= Data listing =
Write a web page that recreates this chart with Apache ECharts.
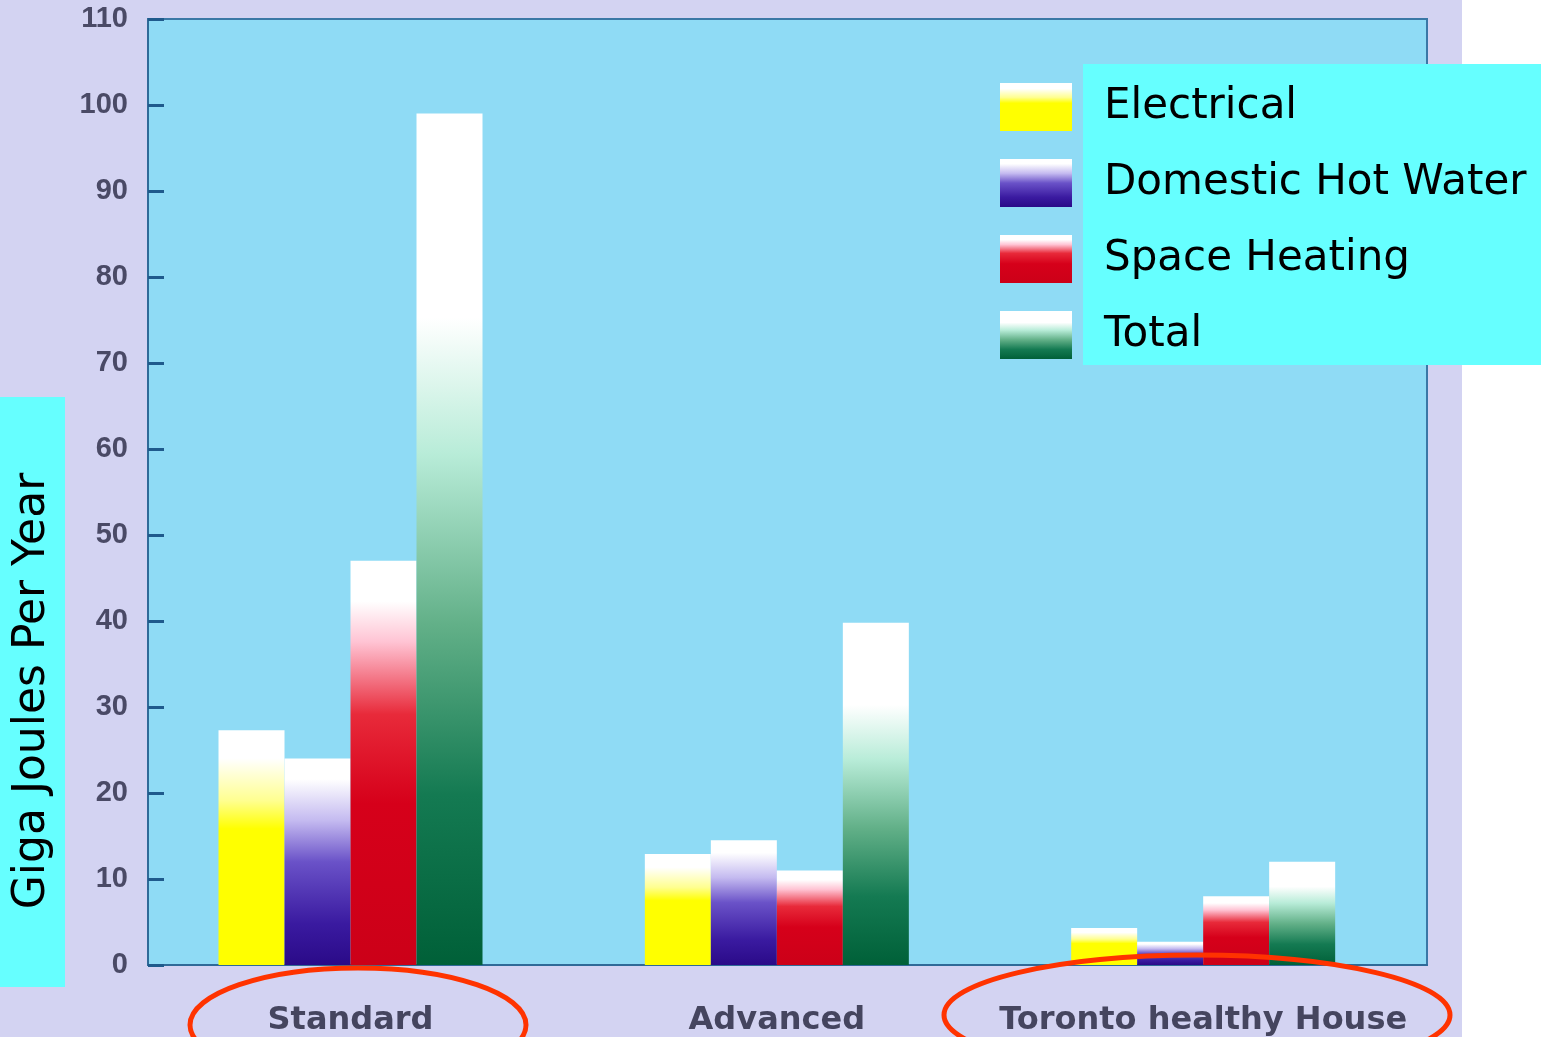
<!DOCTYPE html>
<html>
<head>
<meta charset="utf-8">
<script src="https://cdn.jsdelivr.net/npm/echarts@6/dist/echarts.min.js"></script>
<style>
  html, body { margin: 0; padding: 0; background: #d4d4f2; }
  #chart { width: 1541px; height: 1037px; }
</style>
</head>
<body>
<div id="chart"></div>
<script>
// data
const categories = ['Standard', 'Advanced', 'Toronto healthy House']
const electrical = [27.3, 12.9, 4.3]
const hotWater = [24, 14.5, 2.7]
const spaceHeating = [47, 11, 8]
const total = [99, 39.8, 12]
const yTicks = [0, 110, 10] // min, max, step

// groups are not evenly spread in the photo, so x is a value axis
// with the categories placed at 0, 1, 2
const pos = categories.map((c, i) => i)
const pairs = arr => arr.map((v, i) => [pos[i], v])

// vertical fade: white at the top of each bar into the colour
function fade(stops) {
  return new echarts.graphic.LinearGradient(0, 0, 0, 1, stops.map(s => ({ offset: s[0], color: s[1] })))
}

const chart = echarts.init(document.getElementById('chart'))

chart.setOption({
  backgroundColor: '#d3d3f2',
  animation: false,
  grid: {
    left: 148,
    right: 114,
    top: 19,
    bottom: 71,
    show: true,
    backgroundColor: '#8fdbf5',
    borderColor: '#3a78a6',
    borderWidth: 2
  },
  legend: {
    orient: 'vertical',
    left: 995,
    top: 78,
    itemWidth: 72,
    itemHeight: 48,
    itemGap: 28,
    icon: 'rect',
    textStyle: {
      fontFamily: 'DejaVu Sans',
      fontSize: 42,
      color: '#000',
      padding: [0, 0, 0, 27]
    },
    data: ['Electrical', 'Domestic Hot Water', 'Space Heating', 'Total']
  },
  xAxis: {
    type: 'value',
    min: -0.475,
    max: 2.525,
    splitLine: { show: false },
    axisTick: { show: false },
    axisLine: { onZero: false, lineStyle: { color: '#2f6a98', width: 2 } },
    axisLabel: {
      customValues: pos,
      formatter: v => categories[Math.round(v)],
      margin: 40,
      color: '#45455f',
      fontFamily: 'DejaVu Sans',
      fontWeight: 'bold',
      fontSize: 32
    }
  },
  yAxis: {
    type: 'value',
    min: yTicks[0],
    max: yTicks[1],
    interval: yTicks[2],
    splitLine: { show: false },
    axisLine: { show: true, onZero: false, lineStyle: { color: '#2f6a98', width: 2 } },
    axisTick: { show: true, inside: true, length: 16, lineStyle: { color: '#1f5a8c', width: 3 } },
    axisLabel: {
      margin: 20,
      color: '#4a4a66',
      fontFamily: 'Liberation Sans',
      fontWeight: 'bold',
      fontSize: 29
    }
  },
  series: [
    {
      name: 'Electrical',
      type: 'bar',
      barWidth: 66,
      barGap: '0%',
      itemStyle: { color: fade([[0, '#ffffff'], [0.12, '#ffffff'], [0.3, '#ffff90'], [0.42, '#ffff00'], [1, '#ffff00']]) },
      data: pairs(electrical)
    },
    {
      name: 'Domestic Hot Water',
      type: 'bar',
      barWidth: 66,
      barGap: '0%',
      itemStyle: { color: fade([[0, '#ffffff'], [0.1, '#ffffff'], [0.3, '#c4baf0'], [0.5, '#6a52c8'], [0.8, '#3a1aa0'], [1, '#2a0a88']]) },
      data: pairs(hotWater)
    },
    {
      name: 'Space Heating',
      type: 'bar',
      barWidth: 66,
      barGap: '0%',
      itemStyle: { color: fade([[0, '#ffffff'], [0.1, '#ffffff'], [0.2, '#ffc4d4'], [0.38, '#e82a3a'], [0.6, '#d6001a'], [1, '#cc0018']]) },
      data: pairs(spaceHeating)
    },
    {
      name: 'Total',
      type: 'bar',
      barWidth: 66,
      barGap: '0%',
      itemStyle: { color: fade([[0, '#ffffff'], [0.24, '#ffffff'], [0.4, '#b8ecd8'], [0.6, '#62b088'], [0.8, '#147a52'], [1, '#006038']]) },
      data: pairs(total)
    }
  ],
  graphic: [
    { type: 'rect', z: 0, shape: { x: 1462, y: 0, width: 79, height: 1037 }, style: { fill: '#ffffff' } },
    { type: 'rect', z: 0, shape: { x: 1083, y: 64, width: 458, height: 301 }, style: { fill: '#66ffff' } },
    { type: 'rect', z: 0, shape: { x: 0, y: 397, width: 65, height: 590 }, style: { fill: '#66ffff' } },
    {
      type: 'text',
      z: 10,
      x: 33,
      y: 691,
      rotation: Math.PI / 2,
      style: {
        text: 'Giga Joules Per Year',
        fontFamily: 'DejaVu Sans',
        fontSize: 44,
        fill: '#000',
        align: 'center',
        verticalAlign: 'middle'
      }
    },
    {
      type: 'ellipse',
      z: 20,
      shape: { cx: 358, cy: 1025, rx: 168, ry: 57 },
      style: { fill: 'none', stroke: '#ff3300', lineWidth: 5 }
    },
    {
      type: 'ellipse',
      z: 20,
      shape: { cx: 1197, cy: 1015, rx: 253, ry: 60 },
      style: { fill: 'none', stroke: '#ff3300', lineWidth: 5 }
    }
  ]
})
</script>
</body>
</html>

---

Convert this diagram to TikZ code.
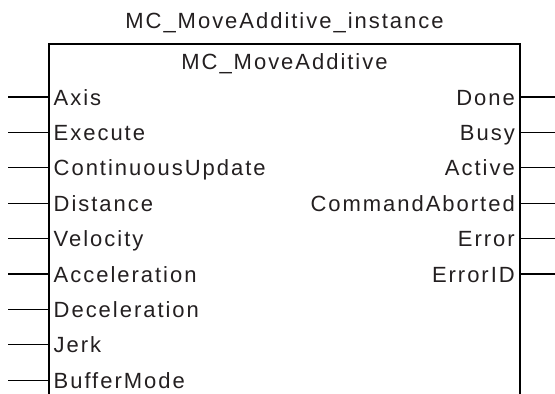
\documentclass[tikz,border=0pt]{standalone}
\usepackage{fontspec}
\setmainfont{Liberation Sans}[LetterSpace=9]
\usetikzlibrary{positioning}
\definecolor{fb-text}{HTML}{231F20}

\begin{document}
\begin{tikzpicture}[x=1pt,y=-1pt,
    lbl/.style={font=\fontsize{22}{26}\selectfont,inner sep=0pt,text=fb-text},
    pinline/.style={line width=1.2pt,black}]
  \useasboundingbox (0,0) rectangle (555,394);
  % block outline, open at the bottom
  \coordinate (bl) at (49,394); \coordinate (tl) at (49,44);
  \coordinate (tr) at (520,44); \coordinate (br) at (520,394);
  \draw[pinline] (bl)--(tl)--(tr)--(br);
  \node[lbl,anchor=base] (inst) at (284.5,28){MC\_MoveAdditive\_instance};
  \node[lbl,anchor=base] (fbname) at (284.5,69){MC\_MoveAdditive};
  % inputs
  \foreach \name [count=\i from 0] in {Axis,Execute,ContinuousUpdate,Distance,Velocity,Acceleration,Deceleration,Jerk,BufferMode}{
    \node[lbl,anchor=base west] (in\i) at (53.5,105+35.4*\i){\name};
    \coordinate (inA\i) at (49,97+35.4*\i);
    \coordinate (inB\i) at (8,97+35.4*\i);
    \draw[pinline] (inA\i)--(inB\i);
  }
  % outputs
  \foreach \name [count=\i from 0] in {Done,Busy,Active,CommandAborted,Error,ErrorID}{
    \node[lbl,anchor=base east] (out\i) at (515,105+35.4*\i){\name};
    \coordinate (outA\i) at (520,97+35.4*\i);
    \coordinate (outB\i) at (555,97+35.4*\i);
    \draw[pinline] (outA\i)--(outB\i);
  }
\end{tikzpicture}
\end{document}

= Task to carry out =
Make an exact copy of the lines from the one that contains "Write a web" through the one that contains "const pairs = arr", both included, and no other lines. Pictures are skipped.

= Task response =
Write a web page that recreates this chart with Apache ECharts.
<!DOCTYPE html>
<html>
<head>
<meta charset="utf-8">
<script src="https://cdn.jsdelivr.net/npm/echarts@6/dist/echarts.min.js"></script>
<style>
  html, body { margin: 0; padding: 0; background: #d4d4f2; }
  #chart { width: 1541px; height: 1037px; }
</style>
</head>
<body>
<div id="chart"></div>
<script>
// data
const categories = ['Standard', 'Advanced', 'Toronto healthy House']
const electrical = [27.3, 12.9, 4.3]
const hotWater = [24, 14.5, 2.7]
const spaceHeating = [47, 11, 8]
const total = [99, 39.8, 12]
const yTicks = [0, 110, 10] // min, max, step

// groups are not evenly spread in the photo, so x is a value axis
// with the categories placed at 0, 1, 2
const pos = categories.map((c, i) => i)
const pairs = arr => arr.map((v, i) => [pos[i], v])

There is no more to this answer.